_Given request_: Check each line of the data below for the word "this", then extract the ones that have it.

_Dataset_:
= = = =

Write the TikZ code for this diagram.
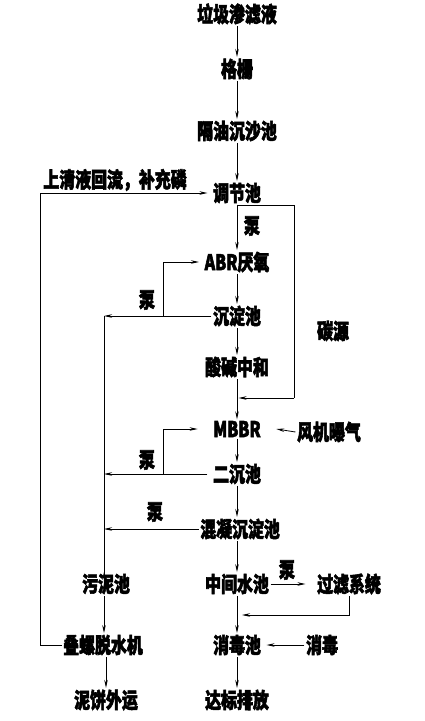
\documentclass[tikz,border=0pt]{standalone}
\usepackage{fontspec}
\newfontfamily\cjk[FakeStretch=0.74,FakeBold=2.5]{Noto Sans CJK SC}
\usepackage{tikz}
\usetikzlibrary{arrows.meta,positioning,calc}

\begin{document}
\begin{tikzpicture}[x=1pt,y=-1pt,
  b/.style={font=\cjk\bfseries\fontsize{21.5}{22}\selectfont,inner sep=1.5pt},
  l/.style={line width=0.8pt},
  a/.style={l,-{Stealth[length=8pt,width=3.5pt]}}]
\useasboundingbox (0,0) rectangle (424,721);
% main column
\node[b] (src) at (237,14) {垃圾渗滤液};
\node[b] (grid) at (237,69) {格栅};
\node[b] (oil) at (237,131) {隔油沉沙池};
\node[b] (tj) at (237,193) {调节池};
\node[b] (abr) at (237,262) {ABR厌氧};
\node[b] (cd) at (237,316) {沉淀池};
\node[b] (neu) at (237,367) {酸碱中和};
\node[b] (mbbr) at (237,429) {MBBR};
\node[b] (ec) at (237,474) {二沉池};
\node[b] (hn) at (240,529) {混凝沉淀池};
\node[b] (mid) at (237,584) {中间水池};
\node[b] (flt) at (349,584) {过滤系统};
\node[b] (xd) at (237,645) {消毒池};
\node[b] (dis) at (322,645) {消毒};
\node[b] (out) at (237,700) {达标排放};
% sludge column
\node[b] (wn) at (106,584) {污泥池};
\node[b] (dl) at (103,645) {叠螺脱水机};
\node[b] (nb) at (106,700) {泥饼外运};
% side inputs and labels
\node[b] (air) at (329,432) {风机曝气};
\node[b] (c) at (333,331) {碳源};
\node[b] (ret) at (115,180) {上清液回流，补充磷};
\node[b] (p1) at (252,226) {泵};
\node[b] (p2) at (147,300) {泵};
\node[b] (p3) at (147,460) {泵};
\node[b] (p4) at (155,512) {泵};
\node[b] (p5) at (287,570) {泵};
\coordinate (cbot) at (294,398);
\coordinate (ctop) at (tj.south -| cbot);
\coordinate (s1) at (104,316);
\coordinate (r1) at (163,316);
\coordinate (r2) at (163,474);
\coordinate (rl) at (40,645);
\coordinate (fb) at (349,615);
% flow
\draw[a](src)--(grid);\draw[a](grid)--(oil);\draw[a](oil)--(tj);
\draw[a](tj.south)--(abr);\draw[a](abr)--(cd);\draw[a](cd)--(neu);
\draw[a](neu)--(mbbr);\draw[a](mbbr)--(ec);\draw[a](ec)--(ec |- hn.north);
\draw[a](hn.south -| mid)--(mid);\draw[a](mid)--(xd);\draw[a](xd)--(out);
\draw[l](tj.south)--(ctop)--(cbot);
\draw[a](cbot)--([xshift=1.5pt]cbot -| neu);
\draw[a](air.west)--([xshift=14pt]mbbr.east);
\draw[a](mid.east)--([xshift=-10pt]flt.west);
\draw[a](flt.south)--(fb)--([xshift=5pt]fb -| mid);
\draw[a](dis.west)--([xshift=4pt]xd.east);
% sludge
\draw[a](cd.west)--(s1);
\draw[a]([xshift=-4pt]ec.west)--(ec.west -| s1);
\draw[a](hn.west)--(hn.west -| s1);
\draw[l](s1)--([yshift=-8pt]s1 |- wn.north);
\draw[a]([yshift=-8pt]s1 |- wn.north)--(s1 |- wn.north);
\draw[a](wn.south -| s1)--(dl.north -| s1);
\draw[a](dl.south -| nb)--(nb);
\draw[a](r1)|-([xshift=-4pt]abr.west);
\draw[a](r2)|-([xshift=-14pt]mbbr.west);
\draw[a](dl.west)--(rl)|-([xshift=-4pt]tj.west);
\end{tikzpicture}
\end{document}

= = = =

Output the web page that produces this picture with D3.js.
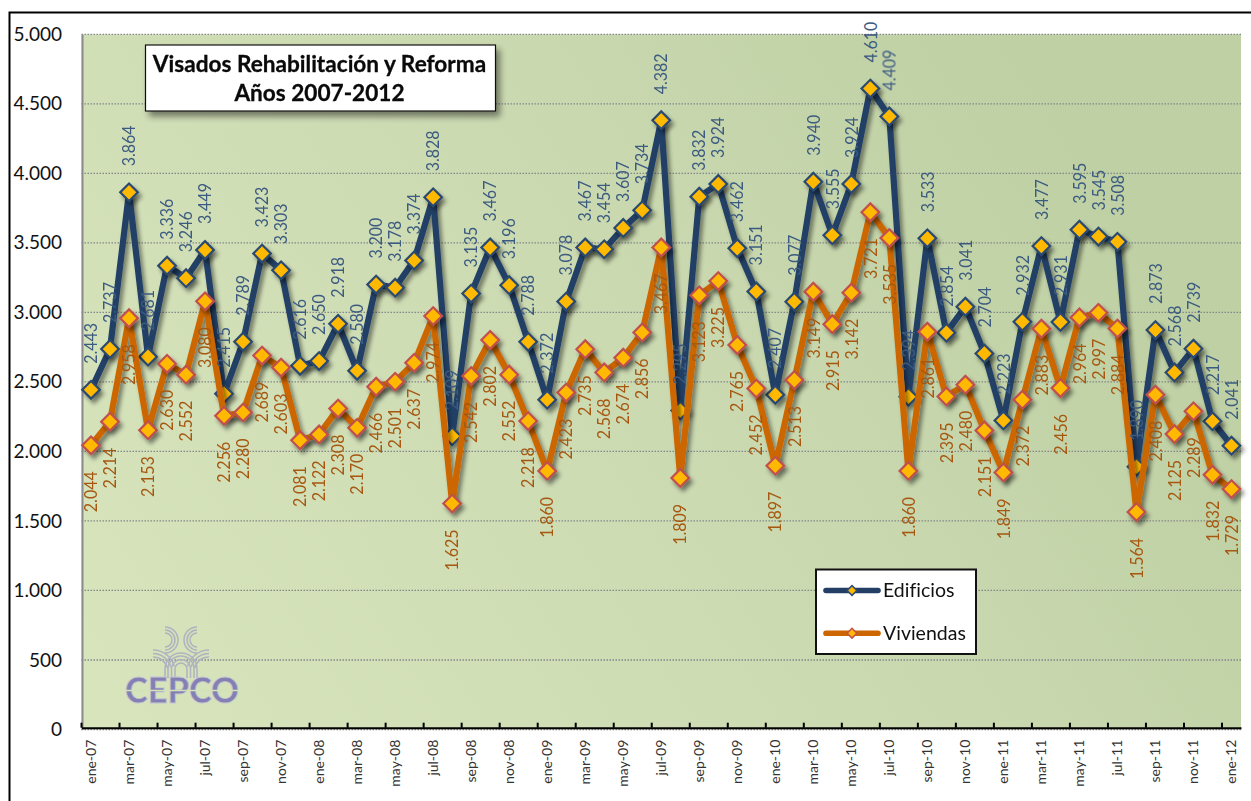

= = = =

_Task solution_:
Write the TikZ code for this diagram.
Output the web page that produces this picture with D3.js.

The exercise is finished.